[Work to do]: Search the data for the string "with" and extract every line where it appears.

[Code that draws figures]
++++++
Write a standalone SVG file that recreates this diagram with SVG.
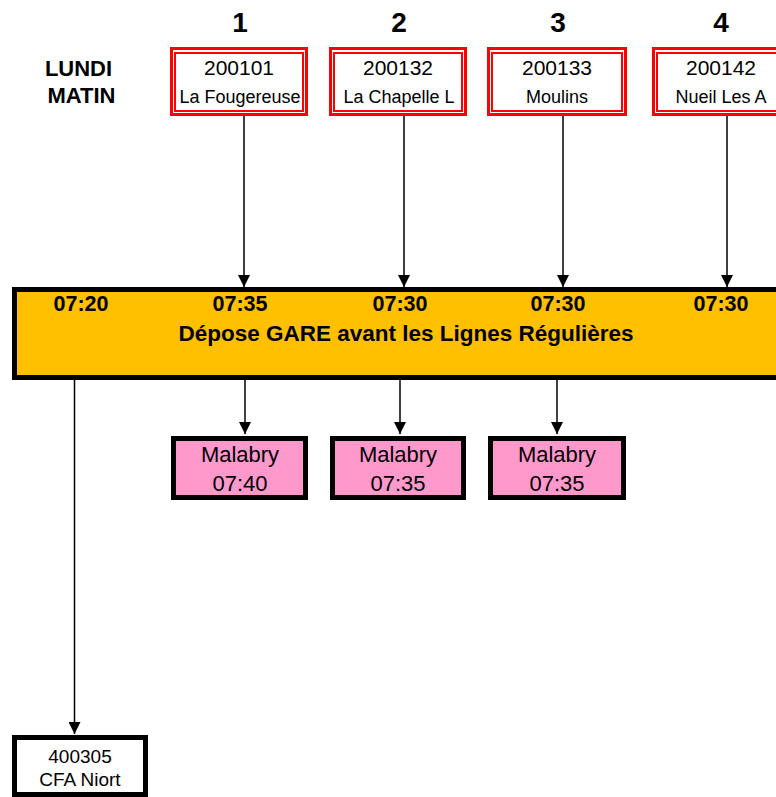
<svg xmlns="http://www.w3.org/2000/svg" width="776" height="797" viewBox="0 0 776 797">
<defs>
<marker id="arr" viewBox="0 0 12 12" refX="12" refY="6" markerWidth="12" markerHeight="12" markerUnits="userSpaceOnUse" orient="auto">
<path d="M0,0 L12,6 L0,12 Z" fill="#000"/>
</marker>
<style>
text{font-family:"Liberation Sans",Arial,sans-serif;fill:#000;text-anchor:middle}
.b{font-weight:bold}
.outer{fill:#fff;stroke:#ff0000;stroke-width:3}
.inner{fill:none;stroke:#ff0000;stroke-width:2}
.code{font-size:21px}
.name{font-size:18px}
.pink{fill:#ff99cc;stroke:#000;stroke-width:5}
.white{fill:#fff;stroke:#000;stroke-width:5}
.conn{stroke:#000;stroke-width:1.5;fill:none;marker-end:url(#arr)}
</style>
</defs>
<rect width="776" height="797" fill="#fff"/>
<g id="header">
<text class="b" x="78.5" y="76" font-size="22">LUNDI</text>
<text class="b" x="81.5" y="103" font-size="22">MATIN</text>
<text class="b" x="240" y="32" font-size="28">1</text>
<text class="b" x="399" y="32" font-size="28">2</text>
<text class="b" x="558" y="32" font-size="28">3</text>
<text class="b" x="721" y="32" font-size="28">4</text>
</g>
<g id="connectors">
<line class="conn" x1="244" y1="115" x2="244" y2="287"/>
<line class="conn" x1="404" y1="115" x2="404" y2="287"/>
<line class="conn" x1="563" y1="115" x2="563" y2="287"/>
<line class="conn" x1="727" y1="115" x2="727" y2="287"/>
<line class="conn" x1="245" y1="380" x2="245" y2="434"/>
<line class="conn" x1="400" y1="380" x2="400" y2="434"/>
<line class="conn" x1="557" y1="380" x2="557" y2="434"/>
<line class="conn" x1="74.5" y1="380" x2="74.5" y2="734"/>
</g>
<g id="stop1">
<rect class="outer" x="171.5" y="48.5" width="135" height="66"/>
<rect class="inner" x="175" y="53" width="128" height="58"/>
<text class="code" x="239" y="75">200101</text>
<text class="name" x="240" y="103">La Fougereuse</text>
</g>
<g id="stop2">
<rect class="outer" x="330.5" y="48.5" width="135" height="66"/>
<rect class="inner" x="334" y="53" width="128" height="58"/>
<text class="code" x="398" y="75">200132</text>
<text class="name" x="399" y="103">La Chapelle L</text>
</g>
<g id="stop3">
<rect class="outer" x="488.5" y="48.5" width="137" height="66"/>
<rect class="inner" x="492" y="53" width="130" height="58"/>
<text class="code" x="557" y="75">200133</text>
<text class="name" x="557" y="103">Moulins</text>
</g>
<g id="stop4">
<rect class="outer" x="653.5" y="48.5" width="135" height="66"/>
<rect class="inner" x="657" y="53" width="128" height="58"/>
<text class="code" x="721" y="75">200142</text>
<text class="name" x="721" y="103">Nueil Les A</text>
</g>
<g id="gare">
<rect x="14.5" y="289.5" width="800" height="88" fill="#ffc000" stroke="#000" stroke-width="5"/>
<text class="b" x="81" y="311" font-size="21.5">07:20</text>
<text class="b" x="240" y="311" font-size="21.5">07:35</text>
<text class="b" x="400" y="311" font-size="21.5">07:30</text>
<text class="b" x="558" y="311" font-size="21.5">07:30</text>
<text class="b" x="721" y="311" font-size="21.5">07:30</text>
<text class="b" x="406" y="341" font-size="22.5">Dépose GARE avant les Lignes Régulières</text>
</g>
<g id="malabry1">
<rect class="pink" x="173.5" y="438.5" width="132" height="59"/>
<text x="240" y="462" font-size="22">Malabry</text>
<text x="240" y="491" font-size="22">07:40</text>
</g>
<g id="malabry2">
<rect class="pink" x="332.5" y="438.5" width="131" height="59"/>
<text x="398" y="462" font-size="22">Malabry</text>
<text x="398" y="491" font-size="22">07:35</text>
</g>
<g id="malabry3">
<rect class="pink" x="490.5" y="438.5" width="133" height="59"/>
<text x="557" y="462" font-size="22">Malabry</text>
<text x="557" y="491" font-size="22">07:35</text>
</g>
<g id="cfa">
<rect class="white" x="14.5" y="737.5" width="131" height="57"/>
<text x="80" y="763" font-size="19">400305</text>
<text x="80" y="786" font-size="19">CFA Niort</text>
</g>
</svg>
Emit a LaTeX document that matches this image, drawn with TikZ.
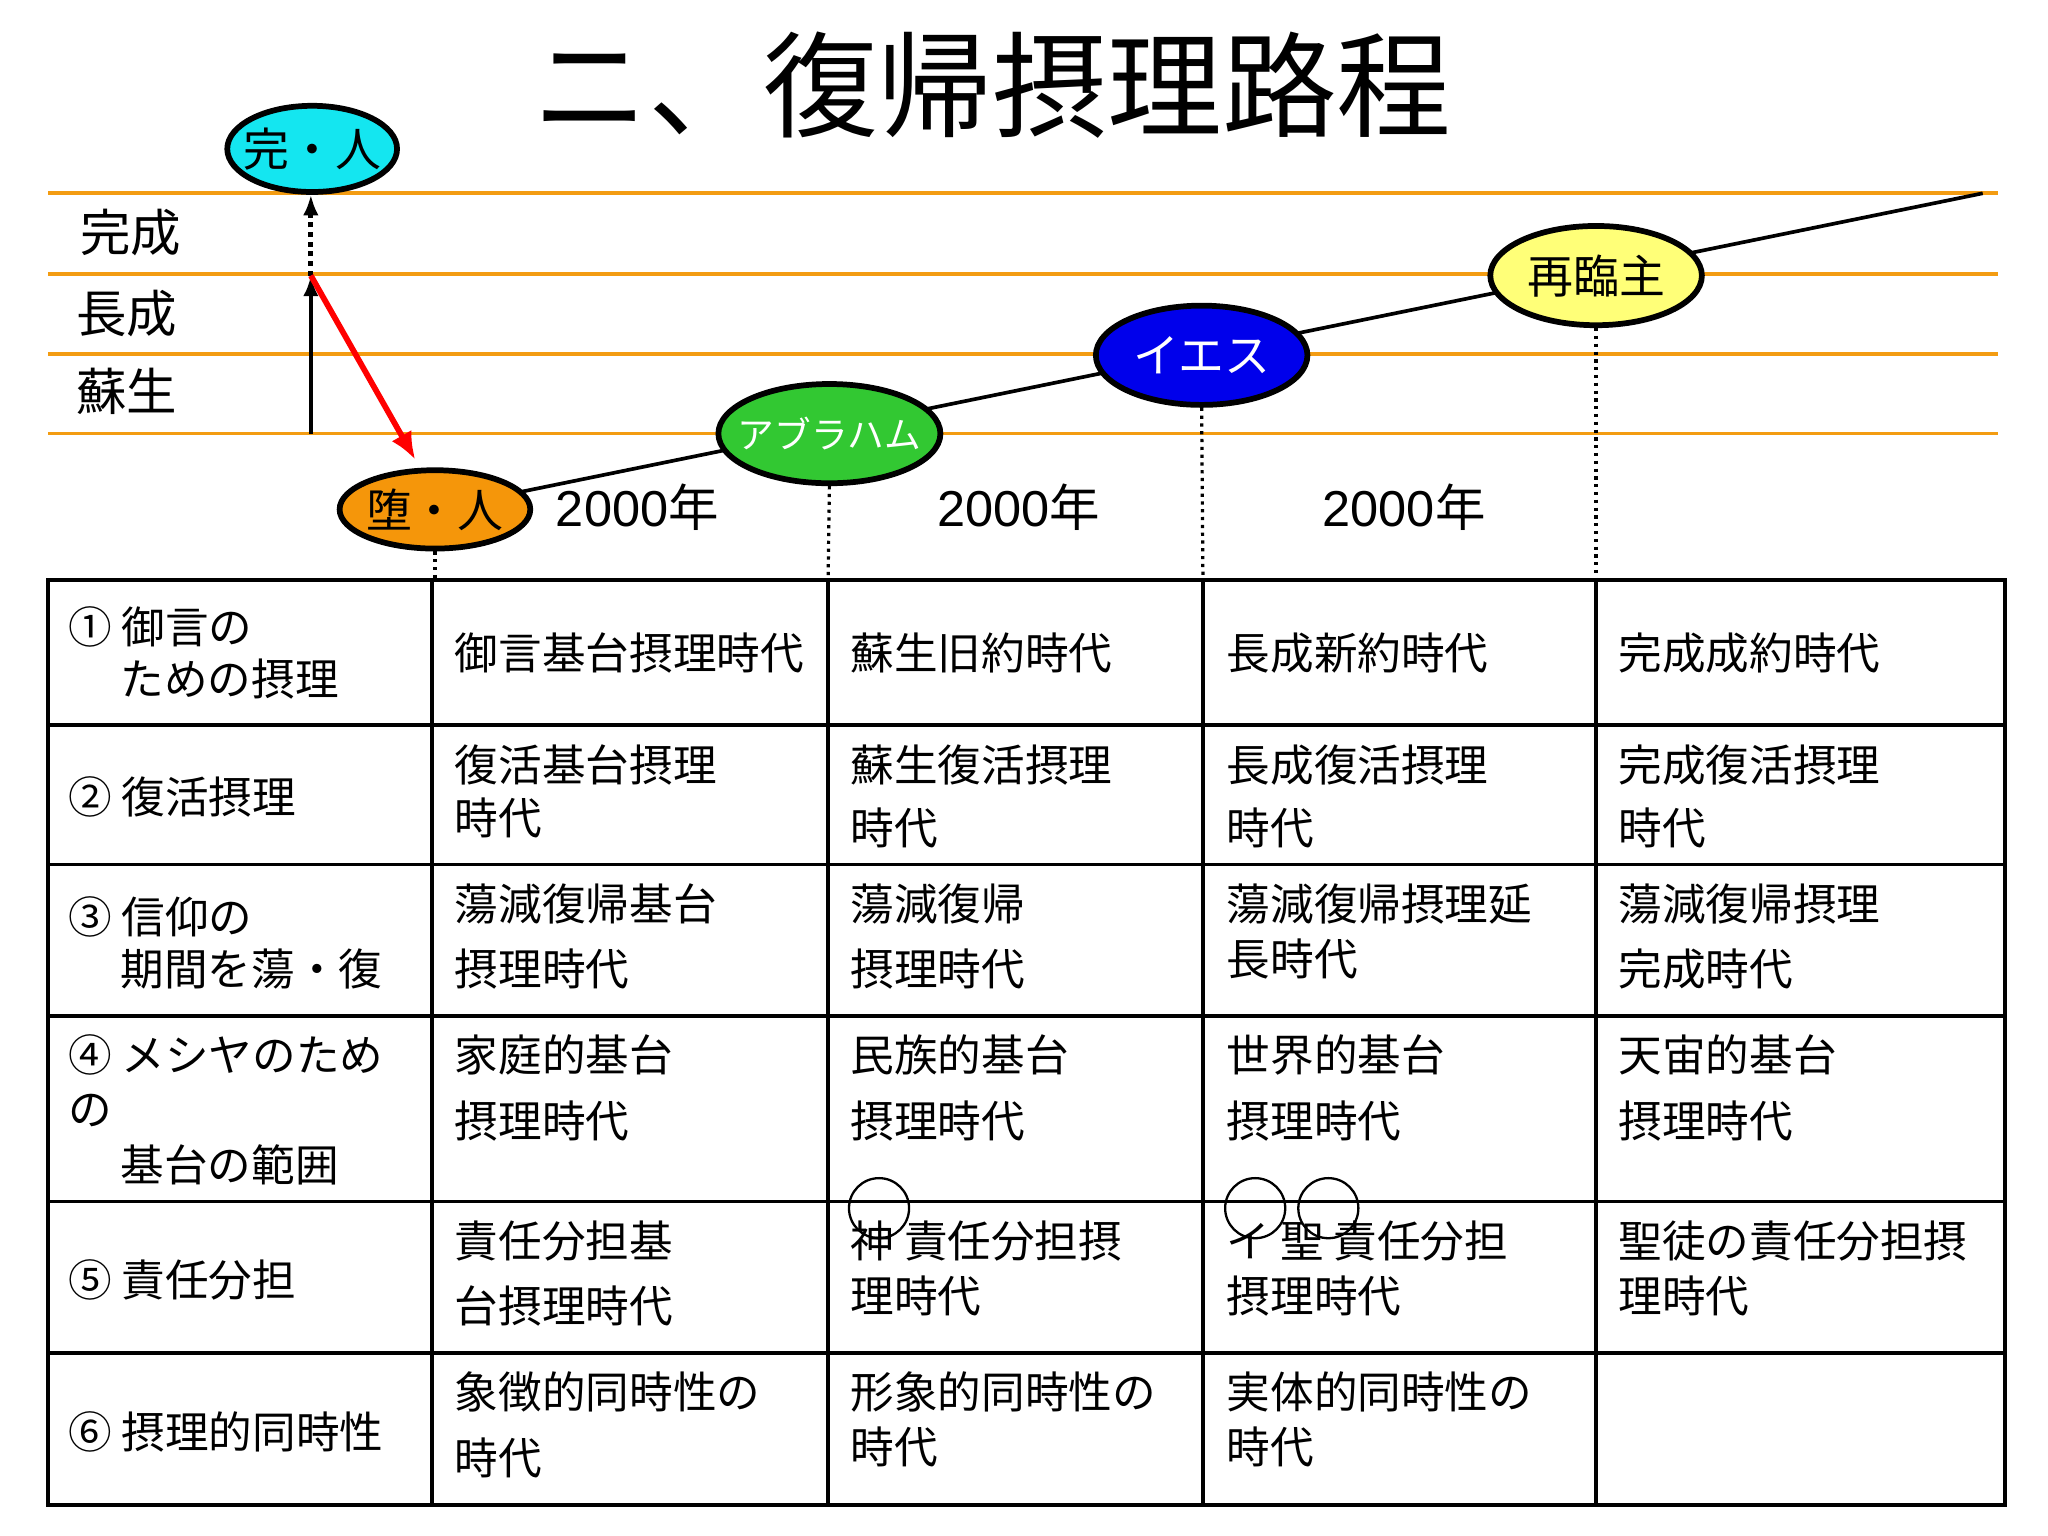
\documentclass[tikz,border=0pt]{standalone}
\usepackage{fontspec}
\setmainfont{Noto Sans CJK JP}
\newfontfamily\lat{Liberation Sans}
\usetikzlibrary{shapes.geometric,arrows.meta}
\definecolor{org}{RGB}{243,156,18}
\definecolor{orgfill}{RGB}{245,150,10}
\definecolor{cyanfill}{RGB}{20,230,240}
\newcounter{cc}
\newcommand{\ct}[3]{\stepcounter{cc}\node[celltxt] (t\thecc) at (#1,#2) {#3};}
\begin{document}
\begin{tikzpicture}[x=0.02cm,y=-0.02cm,
  celltxt/.style={anchor=west,inner sep=0pt,font=\fontsize{19}{22}\selectfont},
  hline/.style={org,line width=1.6pt},
  oval/.style={ellipse,draw=black,line width=2.5pt,inner xsep=-9pt,inner ysep=-4pt,font=\fontsize{19}{22}\selectfont},
  dots/.style={line width=1.4pt,dotted},
  grid/.style={line width=1.6pt},
  yr/.style={font=\fontsize{22}{24}\selectfont}]
\useasboundingbox (0,0) rectangle (1568,1176);
\node (title) at (760,65) {\fontsize{50}{55}\selectfont ニ、復帰摂理路程};
% level lines
\foreach \y/\n in {148/a,210/b,271/c,332/d}{\draw[hline] (37,\y) coordinate (l\n) -- (1530,\y) coordinate (r\n);}
\node[font=\fontsize{22}{24}\selectfont] (k1) at (100,178) {完成};
\node[font=\fontsize{22}{24}\selectfont] (k2) at (97,240) {長成};
\node[font=\fontsize{22}{24}\selectfont] (k3) at (97,300) {蘇生};
% main line
\coordinate (e0) at (333,390);
\coordinate (e1) at (1518,148);
\draw[line width=1.6pt] (e0) -- (e1);
\coordinate (p0) at (238,332);
\coordinate (p1) at (238,211);
\coordinate (p2) at (238,149);
\draw[line width=1.8pt,-{Latex[length=9pt]}] (p0) -- (p1);
\draw[line width=2.2pt,dotted,-{Latex[length=9pt]}] (p1) -- (p2);
\draw[red,line width=2.5pt,-{Latex[length=12pt,width=10pt]}] (p1) -- (318,352) coordinate (p3);
% ovals
\node[oval,fill=cyanfill,minimum height=66*0.02cm,minimum width=130*0.02cm,font=\fontsize{20}{22}\selectfont] (kan) at (239,114) {完・人};
\node[oval,fill=orgfill,minimum width=146*0.02cm,minimum height=60*0.02cm,font=\fontsize{20}{22}\selectfont] (da) at (333,390) {堕・人};
\node[oval,fill={rgb,255:red,50;green,200;blue,50},minimum width=170*0.02cm,minimum height=76*0.02cm,text=white,font=\fontsize{16}{18}\selectfont] (ab) at (635,332) {アブラハム};
\node[oval,fill={rgb,255:red,0;green,0;blue,235},minimum width=162*0.02cm,minimum height=76*0.02cm,text=white,font=\fontsize{20}{22}\selectfont] (ie) at (920,272) {イエス};
\node[oval,fill={rgb,255:red,255;green,255;blue,120},minimum width=162*0.02cm,minimum height=76*0.02cm,font=\fontsize{20}{22}\selectfont] (sa) at (1222,211) {再臨主};
% dotted drops
\coordinate (d0) at (333,444);\coordinate (d1) at (634,444);\coordinate (d2) at (921,444);\coordinate (d3) at (1222,444);
\draw[dots] (da.south) -- (d0);
\draw[dots] (ab.south) -- (d1);
\draw[dots] (ie.south) -- (d2);
\draw[dots] (sa.south) -- (d3);
\node[yr] (y1) at (488,388) {{\lat 2000}年};
\node[yr] (y2) at (780,388) {{\lat 2000}年};
\node[yr] (y3) at (1075,388) {{\lat 2000}年};
% table
\draw[grid] (37,444) rectangle (1535,1152);
\foreach \y in {555,662,778,920,1036}{\draw[grid] (37,\y) -- (1535,\y);}
\foreach \x in {331,634,921,1222}{\draw[grid] (\x,444) -- (\x,1152);}
% row 1
\ct{52}{480}{① 御言の}
\ct{92}{520}{ための摂理}
\ct{348}{500}{御言基台摂理時代}
\ct{651}{500}{蘇生旧約時代}
\ct{939}{500}{長成新約時代}
\ct{1239}{500}{完成成約時代}
% row 2
\ct{52}{610}{② 復活摂理}
\ct{348}{586}{復活基台摂理}
\ct{348}{626}{時代}
\ct{651}{586}{蘇生復活摂理}
\ct{651}{634}{時代}
\ct{939}{586}{長成復活摂理}
\ct{939}{634}{時代}
\ct{1239}{586}{完成復活摂理}
\ct{1239}{634}{時代}
% row 3
\ct{52}{702}{③ 信仰の}
\ct{92}{742}{期間を蕩・復}
\ct{348}{692}{蕩減復帰基台}
\ct{348}{742}{摂理時代}
\ct{651}{692}{蕩減復帰}
\ct{651}{742}{摂理時代}
\ct{939}{692}{蕩減復帰摂理延}
\ct{939}{734}{長時代}
\ct{1239}{692}{蕩減復帰摂理}
\ct{1239}{742}{完成時代}
% row 4
\ct{52}{808}{④ メシヤのため}
\ct{52}{850}{の}
\ct{92}{892}{基台の範囲}
\ct{348}{808}{家庭的基台}
\ct{348}{858}{摂理時代}
\ct{651}{808}{民族的基台}
\ct{651}{858}{摂理時代}
\ct{939}{808}{世界的基台}
\ct{939}{858}{摂理時代}
\ct{1239}{808}{天宙的基台}
\ct{1239}{858}{摂理時代}
% row 5
\ct{52}{980}{⑤ 責任分担}
\ct{348}{950}{責任分担基}
\ct{348}{1000}{台摂理時代}
\ct{651}{950}{神 責任分担摂}
\ct{651}{992}{理時代}
\ct{939}{950}{イ 聖 責任分担}
\ct{939}{992}{摂理時代}
\ct{1239}{950}{聖徒の責任分担摂}
\ct{1239}{992}{理時代}
\node[circle,draw,line width=1pt,minimum size=46*0.02cm] (c1) at (673,925) {};
\node[circle,draw,line width=1pt,minimum size=46*0.02cm] (c2) at (961,925) {};
\node[circle,draw,line width=1pt,minimum size=46*0.02cm] (c3) at (1017,925) {};
% row 6
\ct{52}{1096}{⑥ 摂理的同時性}
\ct{348}{1066}{象徴的同時性の}
\ct{348}{1116}{時代}
\ct{651}{1066}{形象的同時性の}
\ct{651}{1108}{時代}
\ct{939}{1066}{実体的同時性の}
\ct{939}{1108}{時代}
\end{tikzpicture}
\end{document}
++++++
[Correct output]:
Write a standalone SVG file that recreates this diagram with SVG.
Emit a LaTeX document that matches this image, drawn with TikZ.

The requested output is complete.